- DIRECTIONS
No images are to be carried over; print all other material exactly as it stands.

- RECORDED INFORMATION
· · · ·
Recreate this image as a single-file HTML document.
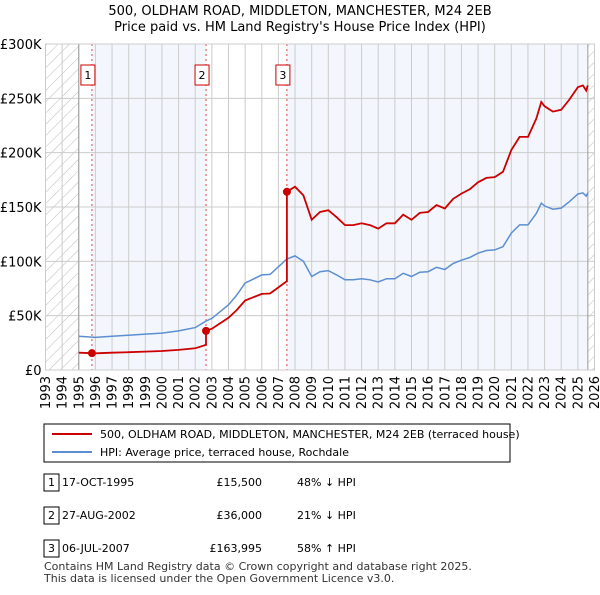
<!DOCTYPE html>
<html><head><meta charset="utf-8"><style>
body{margin:0;background:#fff;font-family:"Liberation Sans","DejaVu Sans",sans-serif;}
svg text{font-family:"DejaVu Sans","Liberation Sans",sans-serif;}
</style></head><body>
<svg id="c" width="600" height="590" xmlns="http://www.w3.org/2000/svg">
<defs><pattern id="hatch" width="8" height="8" patternUnits="userSpaceOnUse" patternTransform="rotate(45)"><line x1="0" y1="0" x2="0" y2="8" stroke="#bbb" stroke-width="1"/></pattern></defs>
<text x="300" y="15" text-anchor="middle" font-size="13">500, OLDHAM ROAD, MIDDLETON, MANCHESTER, M24 2EB</text>
<text x="300" y="31" text-anchor="middle" font-size="13">Price paid vs. HM Land Registry's House Price Index (HPI)</text>
<g id="plot"></g>
<rect x="44" y="424" width="466" height="38" fill="#fff" stroke="#000" stroke-width="1"/>
<line x1="52" y1="434" x2="92" y2="434" stroke="#cc0000" stroke-width="2"/>
<text x="100" y="438" font-size="11">500, OLDHAM ROAD, MIDDLETON, MANCHESTER, M24 2EB (terraced house)</text>
<line x1="52" y1="452" x2="92" y2="452" stroke="#5b8fd1" stroke-width="2"/>
<text x="100" y="456" font-size="11">HPI: Average price, terraced house, Rochdale</text>
<g font-size="11">
<rect x="44" y="474" width="15" height="17" fill="#fff" stroke="#000"/><text x="51.5" y="486" text-anchor="middle">1</text>
<text x="62" y="486">17-OCT-1995</text><text x="262" y="486" text-anchor="end">£15,500</text><text x="297" y="486">48% ↓ HPI</text>
<rect x="44" y="507" width="15" height="17" fill="#fff" stroke="#000"/><text x="51.5" y="519" text-anchor="middle">2</text>
<text x="62" y="519">27-AUG-2002</text><text x="262" y="519" text-anchor="end">£36,000</text><text x="297" y="519">21% ↓ HPI</text>
<rect x="44" y="540" width="15" height="17" fill="#fff" stroke="#000"/><text x="51.5" y="552" text-anchor="middle">3</text>
<text x="62" y="552">06-JUL-2007</text><text x="262" y="552" text-anchor="end">£163,995</text><text x="297" y="552">58% ↑ HPI</text>
</g>
<text x="44" y="570" font-size="11" fill="#333">Contains HM Land Registry data © Crown copyright and database right 2025.</text>
<text x="44" y="582" font-size="11" fill="#333">This data is licensed under the Open Government Licence v3.0.</text>
</svg>
<script>
const hpiYears=[1995,1996,1997,1998,1999,2000,2001,2002,2002.65,2003,2004,2004.5,2005,2006,2006.5,2007,2007.5,2008,2008.5,2009,2009.5,2010,2010.5,2011,2011.5,2012,2012.5,2013,2013.5,2014,2014.5,2015,2015.5,2016,2016.5,2017,2017.5,2018,2018.5,2019,2019.5,2020,2020.5,2021,2021.5,2022,2022.5,2022.8,2023,2023.5,2024,2024.5,2025,2025.3,2025.5,2025.6];
const hpiValues=[31,30,31,32,33,34,36,39,45,47.5,60,69,80,87.5,88,95,102,105,100,86,90.5,91.5,87.5,83,83,84,83,81,84,84,89,86,90,90.5,94.5,92.5,98,101,103.5,107.5,110,110.5,113.5,126,133.5,133.5,144,153.5,151,148,149,155,162,163,160,163];
const saleDates=[1995.79,2002.65,2007.51];
const salePrices=[15.5,36,163.995];
const salesLabels=["1","2","3"];
const yTicks=[0,50,100,150,200,250,300];
const yTickLabels=["£0","£50K","£100K","£150K","£200K","£250K","£300K"];
const xTicks=[];for(let y=1993;y<=2026;y++)xTicks.push(y);

const X0=45.5,X1=594.5,Y0=370,Y1=44;
const xs=v=>X0+(v-1993)/33*(X1-X0);
const ys=v=>Y0-v/300*(Y0-Y1);
const g=document.getElementById('plot');
const NS="http://www.w3.org/2000/svg";
function mk(t,a){const e=document.createElementNS(NS,t);for(const k in a)e.setAttribute(k,a[k]);g.appendChild(e);return e;}
// background bands
let e=mk('rect',{x:X0,y:Y1,width:xs(1995)-X0,height:Y0-Y1,fill:'url(#hatch)'});


const endX=xs(2025.6);
e=mk('rect',{x:endX,y:Y1,width:X1-endX,height:Y0-Y1,fill:'url(#hatch)'});


e=mk('rect',{x:xs(saleDates[0]),y:Y1,width:xs(saleDates[1])-xs(saleDates[0]),height:Y0-Y1,fill:'#f3f6fd'});


e=mk('rect',{x:xs(saleDates[2]),y:Y1,width:endX-xs(saleDates[2]),height:Y0-Y1,fill:'#f3f6fd'});


// grid
xTicks.forEach(t=>{const x=xs(t);
 e=mk('line',{x1:x,y1:Y1,x2:x,y2:Y0,stroke:'#ccc','stroke-width':1});
 
 
 e=mk('text',{x:0,y:0,'font-size':13,'text-anchor':'end',transform:`translate(${x+4.5},${Y0+6}) rotate(-90)`});
 e.textContent=t;
 
 
});
yTicks.forEach((t,i)=>{const y=ys(t);
 e=mk('line',{x1:X0,y1:y,x2:X1,y2:y,stroke:'#ccc','stroke-width':1});
 
 
 e=mk('text',{x:X0-4,y:y+5,'font-size':13,'text-anchor':'end'});
 e.textContent=yTickLabels[i];
 
 
});
e=mk('line',{x1:xs(1995),y1:Y1,x2:xs(1995),y2:Y0,stroke:'#999'});


e=mk('line',{x1:endX,y1:Y1,x2:endX,y2:Y0,stroke:'#999'});


// sale lines & labels
saleDates.forEach((d,i)=>{const x=xs(d);
 e=mk('line',{x1:x,y1:Y1,x2:x,y2:Y0,stroke:'#e04040','stroke-dasharray':'2,3','stroke-width':1});
 
 
 e=mk('rect',{x:x-11,y:65,width:14,height:20,fill:'#fff',stroke:'#cc0000'});
 
 
 e=mk('text',{x:x-4,y:79,'font-size':11,'text-anchor':'middle'});
 e.textContent=salesLabels[i];
 
 
});
// HPI line
const hp=hpiYears.map((y,i)=>xs(y).toFixed(1)+','+ys(hpiValues[i]).toFixed(1)).join(' ');
e=mk('polyline',{points:hp,fill:'none',stroke:'#5b8fd1','stroke-width':1.5});


// price line: HPI indexed from each sale
function hpiAt(t){for(let i=1;i<hpiYears.length;i++){if(t<=hpiYears[i]){const a=hpiYears[i-1],b=hpiYears[i];return hpiValues[i-1]+(hpiValues[i]-hpiValues[i-1])*(t-a)/(b-a);}}return hpiValues[hpiValues.length-1];}
const pts=[];
function seg(from,to,k){const r=salePrices[k]/hpiAt(saleDates[k]);const ts=[from,...hpiYears.filter(y=>y>from&&y<to),to];ts.forEach(t=>pts.push([t,hpiAt(t)*r]));}
seg(1995,saleDates[1],0);seg(saleDates[1],saleDates[2],1);seg(saleDates[2],2025.6,2);
e=mk('polyline',{points:pts.map(p=>xs(p[0]).toFixed(1)+','+ys(p[1]).toFixed(1)).join(' '),fill:'none',stroke:'#cc0000','stroke-width':1.8});


saleDates.forEach((d,i)=>{
 e=mk('circle',{cx:xs(d),cy:ys(salePrices[i]),r:4,fill:'#cc0000'});
 
 
});
e=mk('rect',{x:X0,y:Y1,width:X1-X0,height:Y0-Y1,fill:'none',stroke:'#ccc'});


</script>
</body></html>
· · · ·
- EXPECTED ANSWER
Recreate this image as a single-file HTML document.
<!DOCTYPE html>
<html><head><meta charset="utf-8"><style>
body{margin:0;background:#fff;font-family:"Liberation Sans","DejaVu Sans",sans-serif;}
svg text{font-family:"DejaVu Sans","Liberation Sans",sans-serif;}
</style></head><body>
<svg id="c" width="600" height="590" xmlns="http://www.w3.org/2000/svg">
<defs><pattern id="hatch" width="8" height="8" patternUnits="userSpaceOnUse" patternTransform="rotate(45)"><line x1="0" y1="0" x2="0" y2="8" stroke="#bbb" stroke-width="1"/></pattern></defs>
<text x="300" y="15" text-anchor="middle" font-size="13">500, OLDHAM ROAD, MIDDLETON, MANCHESTER, M24 2EB</text>
<text x="300" y="31" text-anchor="middle" font-size="13">Price paid vs. HM Land Registry's House Price Index (HPI)</text>
<g id="plot"></g>
<rect x="44" y="424" width="466" height="38" fill="#fff" stroke="#000" stroke-width="1"/>
<line x1="52" y1="434" x2="92" y2="434" stroke="#cc0000" stroke-width="2"/>
<text x="100" y="438" font-size="11">500, OLDHAM ROAD, MIDDLETON, MANCHESTER, M24 2EB (terraced house)</text>
<line x1="52" y1="452" x2="92" y2="452" stroke="#5b8fd1" stroke-width="2"/>
<text x="100" y="456" font-size="11">HPI: Average price, terraced house, Rochdale</text>
<g font-size="11">
<rect x="44" y="474" width="15" height="17" fill="#fff" stroke="#000"/><text x="51.5" y="486" text-anchor="middle">1</text>
<text x="62" y="486">17-OCT-1995</text><text x="262" y="486" text-anchor="end">£15,500</text><text x="297" y="486">48% ↓ HPI</text>
<rect x="44" y="507" width="15" height="17" fill="#fff" stroke="#000"/><text x="51.5" y="519" text-anchor="middle">2</text>
<text x="62" y="519">27-AUG-2002</text><text x="262" y="519" text-anchor="end">£36,000</text><text x="297" y="519">21% ↓ HPI</text>
<rect x="44" y="540" width="15" height="17" fill="#fff" stroke="#000"/><text x="51.5" y="552" text-anchor="middle">3</text>
<text x="62" y="552">06-JUL-2007</text><text x="262" y="552" text-anchor="end">£163,995</text><text x="297" y="552">58% ↑ HPI</text>
</g>
<text x="44" y="570" font-size="11" fill="#333">Contains HM Land Registry data © Crown copyright and database right 2025.</text>
<text x="44" y="582" font-size="11" fill="#333">This data is licensed under the Open Government Licence v3.0.</text>
</svg>
<script>
const hpiYears=[1995,1996,1997,1998,1999,2000,2001,2002,2002.65,2003,2004,2004.5,2005,2006,2006.5,2007,2007.5,2008,2008.5,2009,2009.5,2010,2010.5,2011,2011.5,2012,2012.5,2013,2013.5,2014,2014.5,2015,2015.5,2016,2016.5,2017,2017.5,2018,2018.5,2019,2019.5,2020,2020.5,2021,2021.5,2022,2022.5,2022.8,2023,2023.5,2024,2024.5,2025,2025.3,2025.5,2025.6];
const hpiValues=[31,30,31,32,33,34,36,39,45,47.5,60,69,80,87.5,88,95,102,105,100,86,90.5,91.5,87.5,83,83,84,83,81,84,84,89,86,90,90.5,94.5,92.5,98,101,103.5,107.5,110,110.5,113.5,126,133.5,133.5,144,153.5,151,148,149,155,162,163,160,163];
const saleDates=[1995.79,2002.65,2007.51];
const salePrices=[15.5,36,163.995];
const salesLabels=["1","2","3"];
const yTicks=[0,50,100,150,200,250,300];
const yTickLabels=["£0","£50K","£100K","£150K","£200K","£250K","£300K"];
const xTicks=[];for(let y=1993;y<=2026;y++)xTicks.push(y);

const X0=45.5,X1=594.5,Y0=370,Y1=44;
const xs=v=>X0+(v-1993)/33*(X1-X0);
const ys=v=>Y0-v/300*(Y0-Y1);
const g=document.getElementById('plot');
const NS="http://www.w3.org/2000/svg";
function mk(t,a){const e=document.createElementNS(NS,t);for(const k in a)e.setAttribute(k,a[k]);g.appendChild(e);return e;}
// background bands
let e=mk('rect',{x:X0,y:Y1,width:xs(1995)-X0,height:Y0-Y1,fill:'url(#hatch)'});


const endX=xs(2025.6);
e=mk('rect',{x:endX,y:Y1,width:X1-endX,height:Y0-Y1,fill:'url(#hatch)'});


e=mk('rect',{x:xs(saleDates[0]),y:Y1,width:xs(saleDates[1])-xs(saleDates[0]),height:Y0-Y1,fill:'#f3f6fd'});


e=mk('rect',{x:xs(saleDates[2]),y:Y1,width:endX-xs(saleDates[2]),height:Y0-Y1,fill:'#f3f6fd'});


// grid
xTicks.forEach(t=>{const x=xs(t);
 e=mk('line',{x1:x,y1:Y1,x2:x,y2:Y0,stroke:'#ccc','stroke-width':1});
 
 
 e=mk('text',{x:0,y:0,'font-size':13,'text-anchor':'end',transform:`translate(${x+4.5},${Y0+6}) rotate(-90)`});
 e.textContent=t;
 
 
});
yTicks.forEach((t,i)=>{const y=ys(t);
 e=mk('line',{x1:X0,y1:y,x2:X1,y2:y,stroke:'#ccc','stroke-width':1});
 
 
 e=mk('text',{x:X0-4,y:y+5,'font-size':13,'text-anchor':'end'});
 e.textContent=yTickLabels[i];
 
 
});
e=mk('line',{x1:xs(1995),y1:Y1,x2:xs(1995),y2:Y0,stroke:'#999'});


e=mk('line',{x1:endX,y1:Y1,x2:endX,y2:Y0,stroke:'#999'});


// sale lines & labels
saleDates.forEach((d,i)=>{const x=xs(d);
 e=mk('line',{x1:x,y1:Y1,x2:x,y2:Y0,stroke:'#e04040','stroke-dasharray':'2,3','stroke-width':1});
 
 
 e=mk('rect',{x:x-11,y:65,width:14,height:20,fill:'#fff',stroke:'#cc0000'});
 
 
 e=mk('text',{x:x-4,y:79,'font-size':11,'text-anchor':'middle'});
 e.textContent=salesLabels[i];
 
 
});
// HPI line
const hp=hpiYears.map((y,i)=>xs(y).toFixed(1)+','+ys(hpiValues[i]).toFixed(1)).join(' ');
e=mk('polyline',{points:hp,fill:'none',stroke:'#5b8fd1','stroke-width':1.5});


// price line: HPI indexed from each sale
function hpiAt(t){for(let i=1;i<hpiYears.length;i++){if(t<=hpiYears[i]){const a=hpiYears[i-1],b=hpiYears[i];return hpiValues[i-1]+(hpiValues[i]-hpiValues[i-1])*(t-a)/(b-a);}}return hpiValues[hpiValues.length-1];}
const pts=[];
function seg(from,to,k){const r=salePrices[k]/hpiAt(saleDates[k]);const ts=[from,...hpiYears.filter(y=>y>from&&y<to),to];ts.forEach(t=>pts.push([t,hpiAt(t)*r]));}
seg(1995,saleDates[1],0);seg(saleDates[1],saleDates[2],1);seg(saleDates[2],2025.6,2);
e=mk('polyline',{points:pts.map(p=>xs(p[0]).toFixed(1)+','+ys(p[1]).toFixed(1)).join(' '),fill:'none',stroke:'#cc0000','stroke-width':1.8});


saleDates.forEach((d,i)=>{
 e=mk('circle',{cx:xs(d),cy:ys(salePrices[i]),r:4,fill:'#cc0000'});
 
 
});
e=mk('rect',{x:X0,y:Y1,width:X1-X0,height:Y0-Y1,fill:'none',stroke:'#ccc'});


</script>
</body></html>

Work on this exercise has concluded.